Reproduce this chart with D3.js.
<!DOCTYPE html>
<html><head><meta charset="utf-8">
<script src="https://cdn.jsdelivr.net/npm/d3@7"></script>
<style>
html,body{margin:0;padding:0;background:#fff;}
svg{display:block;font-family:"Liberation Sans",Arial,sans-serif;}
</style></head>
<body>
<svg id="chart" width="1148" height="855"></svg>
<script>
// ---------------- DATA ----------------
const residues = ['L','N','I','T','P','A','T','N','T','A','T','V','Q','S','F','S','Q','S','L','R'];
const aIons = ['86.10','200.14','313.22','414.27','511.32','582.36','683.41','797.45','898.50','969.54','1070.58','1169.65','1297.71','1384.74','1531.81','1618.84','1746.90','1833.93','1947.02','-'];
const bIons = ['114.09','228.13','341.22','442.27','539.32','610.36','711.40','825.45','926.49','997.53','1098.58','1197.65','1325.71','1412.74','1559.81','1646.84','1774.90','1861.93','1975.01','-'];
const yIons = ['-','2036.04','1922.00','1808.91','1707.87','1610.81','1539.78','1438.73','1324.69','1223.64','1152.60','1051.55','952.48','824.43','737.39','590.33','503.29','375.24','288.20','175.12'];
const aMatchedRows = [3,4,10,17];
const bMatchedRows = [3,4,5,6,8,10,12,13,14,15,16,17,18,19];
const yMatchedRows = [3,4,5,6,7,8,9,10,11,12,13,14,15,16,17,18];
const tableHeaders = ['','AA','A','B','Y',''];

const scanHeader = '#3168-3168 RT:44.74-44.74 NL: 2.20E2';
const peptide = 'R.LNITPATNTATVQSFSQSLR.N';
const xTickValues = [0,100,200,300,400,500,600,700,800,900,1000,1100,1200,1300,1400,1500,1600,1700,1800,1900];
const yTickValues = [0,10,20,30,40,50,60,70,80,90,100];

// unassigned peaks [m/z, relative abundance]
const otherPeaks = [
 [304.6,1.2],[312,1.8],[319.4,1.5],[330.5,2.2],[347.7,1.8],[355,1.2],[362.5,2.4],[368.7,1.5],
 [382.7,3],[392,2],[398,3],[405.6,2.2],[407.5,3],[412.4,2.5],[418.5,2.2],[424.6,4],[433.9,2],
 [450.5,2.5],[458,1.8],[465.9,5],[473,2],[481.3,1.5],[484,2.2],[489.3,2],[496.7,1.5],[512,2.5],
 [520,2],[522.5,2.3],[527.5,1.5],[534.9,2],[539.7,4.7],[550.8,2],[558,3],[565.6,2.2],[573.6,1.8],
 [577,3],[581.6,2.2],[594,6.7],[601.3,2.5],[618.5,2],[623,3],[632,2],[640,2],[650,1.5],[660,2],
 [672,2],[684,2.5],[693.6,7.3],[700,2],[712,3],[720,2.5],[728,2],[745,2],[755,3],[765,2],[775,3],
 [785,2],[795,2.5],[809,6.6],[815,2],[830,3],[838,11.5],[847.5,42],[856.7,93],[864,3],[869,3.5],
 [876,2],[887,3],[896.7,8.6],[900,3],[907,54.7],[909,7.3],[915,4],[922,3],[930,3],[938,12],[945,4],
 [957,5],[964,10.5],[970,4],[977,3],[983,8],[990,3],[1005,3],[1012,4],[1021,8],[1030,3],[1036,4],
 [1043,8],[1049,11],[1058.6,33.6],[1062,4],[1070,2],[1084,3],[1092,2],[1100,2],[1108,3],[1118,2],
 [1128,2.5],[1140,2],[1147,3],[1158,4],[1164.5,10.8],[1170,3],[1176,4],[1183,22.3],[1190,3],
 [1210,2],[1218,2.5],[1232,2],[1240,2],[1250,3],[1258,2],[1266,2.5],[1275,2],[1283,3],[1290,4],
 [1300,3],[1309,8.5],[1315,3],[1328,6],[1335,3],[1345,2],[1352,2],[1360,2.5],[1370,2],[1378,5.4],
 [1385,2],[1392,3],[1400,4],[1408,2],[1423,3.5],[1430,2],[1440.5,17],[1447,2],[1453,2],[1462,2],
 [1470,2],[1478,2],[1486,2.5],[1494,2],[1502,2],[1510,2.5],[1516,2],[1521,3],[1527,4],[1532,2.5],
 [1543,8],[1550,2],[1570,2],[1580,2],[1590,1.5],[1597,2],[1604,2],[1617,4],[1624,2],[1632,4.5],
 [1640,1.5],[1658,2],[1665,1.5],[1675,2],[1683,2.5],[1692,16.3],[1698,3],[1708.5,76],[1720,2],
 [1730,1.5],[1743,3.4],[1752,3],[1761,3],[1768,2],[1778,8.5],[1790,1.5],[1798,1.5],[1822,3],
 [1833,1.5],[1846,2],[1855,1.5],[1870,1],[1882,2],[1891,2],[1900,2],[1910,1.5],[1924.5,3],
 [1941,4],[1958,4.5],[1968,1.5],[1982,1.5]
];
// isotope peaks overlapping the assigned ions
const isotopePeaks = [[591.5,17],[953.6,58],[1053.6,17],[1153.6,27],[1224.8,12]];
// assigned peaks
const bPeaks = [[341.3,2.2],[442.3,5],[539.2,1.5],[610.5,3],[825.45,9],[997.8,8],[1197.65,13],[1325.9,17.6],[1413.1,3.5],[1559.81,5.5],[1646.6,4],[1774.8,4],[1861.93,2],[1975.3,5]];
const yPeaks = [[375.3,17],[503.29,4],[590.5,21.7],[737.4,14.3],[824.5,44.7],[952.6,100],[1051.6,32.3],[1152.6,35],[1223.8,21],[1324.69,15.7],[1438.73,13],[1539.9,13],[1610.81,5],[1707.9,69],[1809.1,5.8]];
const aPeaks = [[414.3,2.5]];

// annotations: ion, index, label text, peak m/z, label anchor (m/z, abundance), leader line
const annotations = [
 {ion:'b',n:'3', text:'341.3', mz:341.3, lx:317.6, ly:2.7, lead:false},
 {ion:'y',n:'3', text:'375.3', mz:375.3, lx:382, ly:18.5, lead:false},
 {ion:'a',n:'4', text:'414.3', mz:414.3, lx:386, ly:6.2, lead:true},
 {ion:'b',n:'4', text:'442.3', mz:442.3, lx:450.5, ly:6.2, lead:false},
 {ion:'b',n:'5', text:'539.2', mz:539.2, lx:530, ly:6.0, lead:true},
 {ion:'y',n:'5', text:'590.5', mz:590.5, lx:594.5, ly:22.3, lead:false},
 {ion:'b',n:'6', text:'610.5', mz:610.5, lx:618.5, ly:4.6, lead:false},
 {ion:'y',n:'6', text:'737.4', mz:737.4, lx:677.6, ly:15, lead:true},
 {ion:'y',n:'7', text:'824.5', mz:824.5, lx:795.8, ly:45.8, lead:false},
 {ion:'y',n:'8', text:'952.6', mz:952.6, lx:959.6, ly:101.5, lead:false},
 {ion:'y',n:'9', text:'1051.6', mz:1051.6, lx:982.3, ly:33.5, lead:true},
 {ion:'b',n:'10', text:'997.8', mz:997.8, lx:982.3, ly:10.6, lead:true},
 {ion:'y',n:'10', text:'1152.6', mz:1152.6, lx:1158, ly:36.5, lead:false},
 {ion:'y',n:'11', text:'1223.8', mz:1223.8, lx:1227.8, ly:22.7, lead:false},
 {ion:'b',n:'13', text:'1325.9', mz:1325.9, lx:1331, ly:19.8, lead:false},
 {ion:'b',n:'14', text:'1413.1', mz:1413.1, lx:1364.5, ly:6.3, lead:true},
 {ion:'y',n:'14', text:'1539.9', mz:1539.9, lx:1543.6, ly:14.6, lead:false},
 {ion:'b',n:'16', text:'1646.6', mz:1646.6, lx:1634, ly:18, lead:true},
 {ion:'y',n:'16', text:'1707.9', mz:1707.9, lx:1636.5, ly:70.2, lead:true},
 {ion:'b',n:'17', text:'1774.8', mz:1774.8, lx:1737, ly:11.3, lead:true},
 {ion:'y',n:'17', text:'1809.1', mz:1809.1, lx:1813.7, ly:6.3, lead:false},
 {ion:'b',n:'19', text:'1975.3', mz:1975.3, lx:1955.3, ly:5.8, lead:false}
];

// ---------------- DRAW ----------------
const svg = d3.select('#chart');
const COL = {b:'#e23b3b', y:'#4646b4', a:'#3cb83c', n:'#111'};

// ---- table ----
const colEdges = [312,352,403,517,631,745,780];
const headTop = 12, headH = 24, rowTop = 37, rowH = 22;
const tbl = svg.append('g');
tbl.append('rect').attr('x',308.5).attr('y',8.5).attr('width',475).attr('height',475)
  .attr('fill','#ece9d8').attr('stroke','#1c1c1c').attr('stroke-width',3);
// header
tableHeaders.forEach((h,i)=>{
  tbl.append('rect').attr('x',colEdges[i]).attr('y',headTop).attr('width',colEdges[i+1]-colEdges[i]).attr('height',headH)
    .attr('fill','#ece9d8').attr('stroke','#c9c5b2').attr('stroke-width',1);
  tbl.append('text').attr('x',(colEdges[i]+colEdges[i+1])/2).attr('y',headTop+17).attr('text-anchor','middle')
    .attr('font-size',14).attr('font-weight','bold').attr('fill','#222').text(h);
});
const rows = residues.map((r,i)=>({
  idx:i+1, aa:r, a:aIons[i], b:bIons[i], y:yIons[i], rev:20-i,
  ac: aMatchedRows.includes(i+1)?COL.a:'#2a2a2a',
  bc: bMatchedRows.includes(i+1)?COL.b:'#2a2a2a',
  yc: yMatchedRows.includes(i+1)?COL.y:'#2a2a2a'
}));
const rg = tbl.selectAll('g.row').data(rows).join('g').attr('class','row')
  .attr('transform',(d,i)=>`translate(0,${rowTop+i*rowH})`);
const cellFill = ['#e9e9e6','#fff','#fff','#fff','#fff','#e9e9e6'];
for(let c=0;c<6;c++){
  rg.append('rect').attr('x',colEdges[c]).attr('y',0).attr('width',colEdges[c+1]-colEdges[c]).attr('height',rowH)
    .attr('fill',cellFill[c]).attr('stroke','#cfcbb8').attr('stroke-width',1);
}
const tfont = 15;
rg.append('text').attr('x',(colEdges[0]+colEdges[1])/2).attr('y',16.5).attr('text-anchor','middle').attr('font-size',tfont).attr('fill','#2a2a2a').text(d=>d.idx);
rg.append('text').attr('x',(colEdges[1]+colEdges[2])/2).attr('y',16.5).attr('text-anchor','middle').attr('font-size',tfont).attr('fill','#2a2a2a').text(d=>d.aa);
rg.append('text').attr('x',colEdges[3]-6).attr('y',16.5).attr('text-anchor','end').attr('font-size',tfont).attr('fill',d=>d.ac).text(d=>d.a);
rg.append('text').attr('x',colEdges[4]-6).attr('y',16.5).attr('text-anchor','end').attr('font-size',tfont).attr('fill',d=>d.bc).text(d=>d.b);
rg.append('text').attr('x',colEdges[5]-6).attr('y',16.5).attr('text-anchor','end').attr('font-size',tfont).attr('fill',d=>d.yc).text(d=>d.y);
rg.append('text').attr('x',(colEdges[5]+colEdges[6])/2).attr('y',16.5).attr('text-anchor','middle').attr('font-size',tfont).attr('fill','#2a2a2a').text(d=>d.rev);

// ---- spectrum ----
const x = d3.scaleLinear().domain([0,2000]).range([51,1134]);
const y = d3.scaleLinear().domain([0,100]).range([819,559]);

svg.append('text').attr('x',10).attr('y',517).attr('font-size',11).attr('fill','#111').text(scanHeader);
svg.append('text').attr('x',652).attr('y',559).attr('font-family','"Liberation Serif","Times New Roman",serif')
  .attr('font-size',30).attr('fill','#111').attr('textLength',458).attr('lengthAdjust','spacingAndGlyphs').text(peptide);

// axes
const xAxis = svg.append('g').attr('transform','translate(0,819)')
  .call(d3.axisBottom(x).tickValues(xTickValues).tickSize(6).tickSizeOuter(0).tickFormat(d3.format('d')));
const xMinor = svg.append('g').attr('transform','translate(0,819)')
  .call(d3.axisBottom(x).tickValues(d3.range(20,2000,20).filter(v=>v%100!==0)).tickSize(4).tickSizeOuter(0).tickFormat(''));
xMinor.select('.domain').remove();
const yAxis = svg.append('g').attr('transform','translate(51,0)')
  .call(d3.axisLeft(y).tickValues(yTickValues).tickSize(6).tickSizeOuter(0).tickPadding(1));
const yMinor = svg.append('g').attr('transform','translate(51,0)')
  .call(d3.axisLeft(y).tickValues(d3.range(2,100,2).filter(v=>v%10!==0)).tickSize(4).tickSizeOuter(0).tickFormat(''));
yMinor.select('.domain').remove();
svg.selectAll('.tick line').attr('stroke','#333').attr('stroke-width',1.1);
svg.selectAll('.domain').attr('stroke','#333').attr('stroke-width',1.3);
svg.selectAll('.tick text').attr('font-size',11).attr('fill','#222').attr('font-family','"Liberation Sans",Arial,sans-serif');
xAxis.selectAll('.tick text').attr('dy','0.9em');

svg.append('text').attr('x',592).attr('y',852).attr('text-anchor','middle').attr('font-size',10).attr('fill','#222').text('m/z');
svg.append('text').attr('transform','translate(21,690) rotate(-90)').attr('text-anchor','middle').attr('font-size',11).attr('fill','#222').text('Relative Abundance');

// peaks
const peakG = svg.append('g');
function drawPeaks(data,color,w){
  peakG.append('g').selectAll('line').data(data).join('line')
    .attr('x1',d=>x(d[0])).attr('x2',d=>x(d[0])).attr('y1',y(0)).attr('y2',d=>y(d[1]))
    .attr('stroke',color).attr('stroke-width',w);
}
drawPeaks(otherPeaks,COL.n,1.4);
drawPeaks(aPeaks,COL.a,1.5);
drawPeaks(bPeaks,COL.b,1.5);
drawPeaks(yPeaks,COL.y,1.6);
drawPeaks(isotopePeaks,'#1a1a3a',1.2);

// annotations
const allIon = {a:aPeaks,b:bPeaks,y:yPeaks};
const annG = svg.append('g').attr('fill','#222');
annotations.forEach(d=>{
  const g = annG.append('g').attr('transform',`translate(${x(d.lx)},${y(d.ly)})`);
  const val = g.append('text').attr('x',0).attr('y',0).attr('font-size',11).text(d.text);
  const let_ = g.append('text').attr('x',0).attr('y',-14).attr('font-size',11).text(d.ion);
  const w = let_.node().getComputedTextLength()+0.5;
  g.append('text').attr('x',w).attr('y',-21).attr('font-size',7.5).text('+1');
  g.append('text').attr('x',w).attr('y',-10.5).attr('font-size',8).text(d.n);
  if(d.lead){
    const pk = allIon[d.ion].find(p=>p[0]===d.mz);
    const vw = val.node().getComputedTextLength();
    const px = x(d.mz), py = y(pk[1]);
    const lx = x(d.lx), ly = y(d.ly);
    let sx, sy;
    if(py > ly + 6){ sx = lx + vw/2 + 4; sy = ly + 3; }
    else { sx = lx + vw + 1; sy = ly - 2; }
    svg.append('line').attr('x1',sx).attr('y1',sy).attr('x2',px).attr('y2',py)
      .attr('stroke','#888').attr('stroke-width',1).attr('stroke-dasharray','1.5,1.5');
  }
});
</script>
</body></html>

**The problem**
Search the lines above for the string "chart", then show every one that has it.

**Task response**
Reproduce this chart with D3.js.
<svg id="chart" width="1148" height="855"></svg>
const svg = d3.select('#chart');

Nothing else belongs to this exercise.